Comanche’s elapsed time was a jaw-dropping 34 hours, 42 minutes and 53 seconds—not bad for a 635-nautical-mile passage!
Great stories are also emerging from elsewhere in the fleet, including that of High Noon, a youth team that was lent a Tripp 41 by owners Steve and Heidi Benjamin and is (at the time of this writing) a contender for the St. David’s Lighthouse trophy.
Get the full Newport to Bermuda report, inside this issue, and be sure to stay tuned to the website for more race-related coverage, as the news unfurls.
Also offshore-related, the Clipper Round The World Race fleet has now left the Big Apple and is sailing towards the Northern Ireland city of Derry-Londonderry, having started their final offshore leg of the 2015-2016 event this past Monday. Less than five nautical miles separated the tightly packed fleet at the time of this writing, making for a competitive dash across the Atlantic.

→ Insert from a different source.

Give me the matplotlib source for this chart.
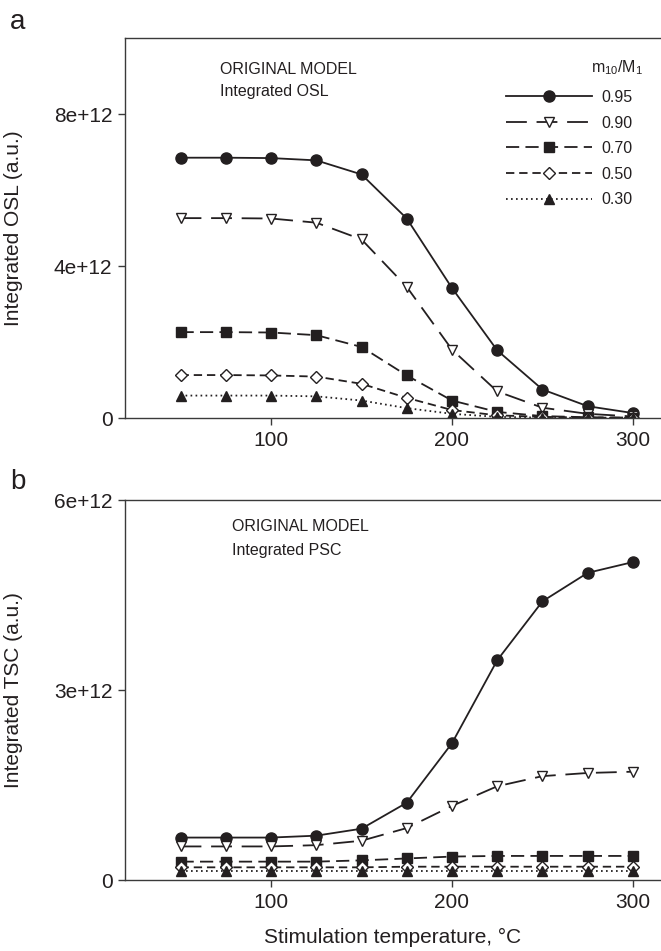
import numpy as np
import matplotlib
matplotlib.use("Agg")
import matplotlib.pyplot as plt

plt.rcParams['font.family'] = ['Liberation Sans', 'DejaVu Sans']
plt.rcParams['mathtext.default'] = 'regular'
plt.rcParams['lines.scale_dashes'] = False

# stimulation temperatures (deg C)
temps = [50, 75, 100, 125, 150, 175, 200, 225, 250, 275, 300]
ratio_labels = ["0.95", "0.90", "0.70", "0.50", "0.30"]

# panel a: integrated OSL (units of 1e12)
osl_095 = [6.85, 6.85, 6.84, 6.78, 6.41, 5.25, 3.42, 1.78, 0.75, 0.31, 0.13]
osl_090 = [5.26, 5.26, 5.25, 5.14, 4.70, 3.45, 1.80, 0.70, 0.27, 0.11, 0.04]
osl_070 = [2.26, 2.26, 2.25, 2.18, 1.87, 1.12, 0.46, 0.16, 0.05, 0.02, 0.01]
osl_050 = [1.13, 1.13, 1.12, 1.09, 0.90, 0.53, 0.21, 0.07, 0.03, 0.01, 0.005]
osl_030 = [0.59, 0.59, 0.59, 0.57, 0.46, 0.26, 0.11, 0.03, 0.01, 0.005, 0.002]

# panel b: integrated TSC (units of 1e12)
tsc_095 = [0.67, 0.67, 0.67, 0.70, 0.81, 1.22, 2.16, 3.47, 4.40, 4.85, 5.02]
tsc_090 = [0.53, 0.53, 0.53, 0.55, 0.62, 0.82, 1.17, 1.48, 1.64, 1.69, 1.71]
tsc_070 = [0.29, 0.29, 0.29, 0.29, 0.31, 0.34, 0.37, 0.38, 0.38, 0.38, 0.38]
tsc_050 = [0.20, 0.20, 0.20, 0.20, 0.20, 0.21, 0.21, 0.21, 0.21, 0.21, 0.21]
tsc_030 = [0.15, 0.15, 0.15, 0.15, 0.15, 0.15, 0.15, 0.15, 0.15, 0.15, 0.15]

ink = '#231f20'
styles = [
    dict(ls='-', marker='o', ms=8, mfc=ink),
    dict(ls=(0, (15, 7)), marker='v', ms=7.5, mfc='white'),
    dict(ls=(0, (9.5, 4.5)), marker='s', ms=6.5, mfc=ink),
    dict(ls=(0, (6, 3.5)), marker='D', ms=6.2, mfc='white'),
    dict(ls=(0, (1.2, 2.4)), marker='^', ms=7.5, mfc=ink),
]

W, H = 661, 951
fig = plt.figure(figsize=(W / 100, H / 100), dpi=100)


def make_axes(top_px, bottom_px):
    return fig.add_axes([125 / W, (H - bottom_px) / H, (W - 125) / W, (bottom_px - top_px) / H])


def style_axes(ax, ymax, yticks, ylabels, ylab):
    ax.set_xlim(19.3, 315.5)
    ax.set_ylim(0, ymax)
    ax.set_xticks([100, 200, 300])
    ax.set_yticks(yticks)
    ax.set_yticklabels(ylabels)
    ax.spines['right'].set_visible(False)
    for s in ['top', 'left', 'bottom']:
        ax.spines[s].set_color('#3a3a3a')
        ax.spines[s].set_linewidth(1.0)
    ax.tick_params(direction='out', length=5, width=1.0, color='#3a3a3a',
                   labelsize=15, labelcolor=ink, pad=4)
    ax.set_ylabel(ylab, fontsize=15, color=ink)
    ax.yaxis.set_label_coords(-0.19, 0.5)


def draw(ax, series):
    handles = []
    for vals, st in zip(series, styles):
        h, = ax.plot(temps, np.array(vals) * 1e12, color=ink, lw=1.3,
                     mec=ink, mew=1.0, **st)
        handles.append(h)
    return handles


# panel a
ax1 = make_axes(38, 418)
handles = draw(ax1, [osl_095, osl_090, osl_070, osl_050, osl_030])
style_axes(ax1, 1e13, [0, 4e12, 8e12], ['0', '4e+12', '8e+12'], 'Integrated OSL (a.u.)')
ax1.text(0.177, 0.916, 'ORIGINAL MODEL', transform=ax1.transAxes, fontsize=11.5,
         color=ink, va='center')
ax1.text(0.177, 0.858, 'Integrated OSL', transform=ax1.transAxes, fontsize=11.5,
         color=ink, va='center')
ax1.text(0.918, 0.922, 'm$_{10}$/M$_1$', transform=ax1.transAxes, fontsize=11.5,
         color=ink, ha='center', va='center')
leg = ax1.legend(handles, ratio_labels, loc='upper right',
                 bbox_to_anchor=(633 / W, 1 - 90 / H), bbox_transform=fig.transFigure,
                 frameon=False, fontsize=11.5, handlelength=5.4, handletextpad=0.6,
                 labelspacing=0.66, borderpad=0, borderaxespad=0)
for t in leg.get_texts():
    t.set_color(ink)

# panel b
ax2 = make_axes(500, 880)
draw(ax2, [tsc_095, tsc_090, tsc_070, tsc_050, tsc_030])
style_axes(ax2, 6e12, [0, 3e12, 6e12], ['0', '3e+12', '6e+12'], 'Integrated TSC (a.u.)')
ax2.text(0.20, 0.929, 'ORIGINAL MODEL', transform=ax2.transAxes, fontsize=11.5,
         color=ink, va='center')
ax2.text(0.20, 0.868, 'Integrated PSC', transform=ax2.transAxes, fontsize=11.5,
         color=ink, va='center')
ax2.set_xlabel('Stimulation temperature, \u00b0C', fontsize=15, color=ink)
ax2.xaxis.set_label_coords(0.5, -0.125)

# panel letters
fig.text(10 / W, 1 - 22 / H, 'a', fontsize=20, color=ink, va='center')
fig.text(10 / W, 1 - 482 / H, 'b', fontsize=20, color=ink, va='center')

fig.savefig('out.png', dpi=100)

Sail-World was lucky enough to spend some time with the fleet in New York City, prior to their departure, so please stay tuned to the website for in-depth interviews with sailors, skippers, and sponsors, starting later this week.
Meanwhile, in America’s Cup news, word has broken that Emirates Team New Zealand (ETNZ) has launched a new custom-designed AC45S catamaran, and has also named ASB as an official team sponsor. ETNZ now joins ranks with Oracle Team USA, Artemis Racing, Team Softbank Japan, and Ben Ainslie Racing, all of whom have elected to build AC45S catamarans as training vessels for the AC50s that will be used to contest the 35th America’s Cup (June 2017).
“This is certainly the most complicated boat we have ever built,” said construction manager Sean Regan. “The amount of detail and systems that go into the construction of this boat is astonishing. This has been a huge effort by our guys in the shed to create such an amazing piece of machinery, and of course the designers who have been pushing the design throughout the construction process.”
While ETNZ’s new 45S is considerably smaller than the mighty AC72 that the team used to come within one race of winning the 34th America’s Cup in 2013, Grant Dalton, the team’s CEO, said that there is no comparison between the two boats. “This boat makes the AC72 from San Francisco look like a dinosaur,” said Dalton at a press conference.
It will certainly be interesting to see ETNZ’s progress with their new boat, and-more importantly-how the team stacks up against their Bermuda-based rivals come next June, when “AC35’s” starting guns begin to sound.
Fortunately for the Kiwi team, however, they will be transiting from Down Under to the “Onion Patch” via cargo ship and jetliners, so offshore weather reports are considerably less important to them than they were to Newport Bermuda Race sailors last Friday, hours before their start.
While this makes for an (relatively) easy passage for ETNZ, once on the island the sailors' real work begins. Not so for the hundreds of sailors who are racing to Bermuda this year, as their work is complete the second their dock lines are secured.
While I’m no meteorologist, it’s a safe assumption that the Bermuda fleet will experience some Dark and Stormy moments once they are safely ashore, sails flaked, passports stamped, and pre-race jitters usurped by the accomplishment of having completed one of the world’s greatest offshore events.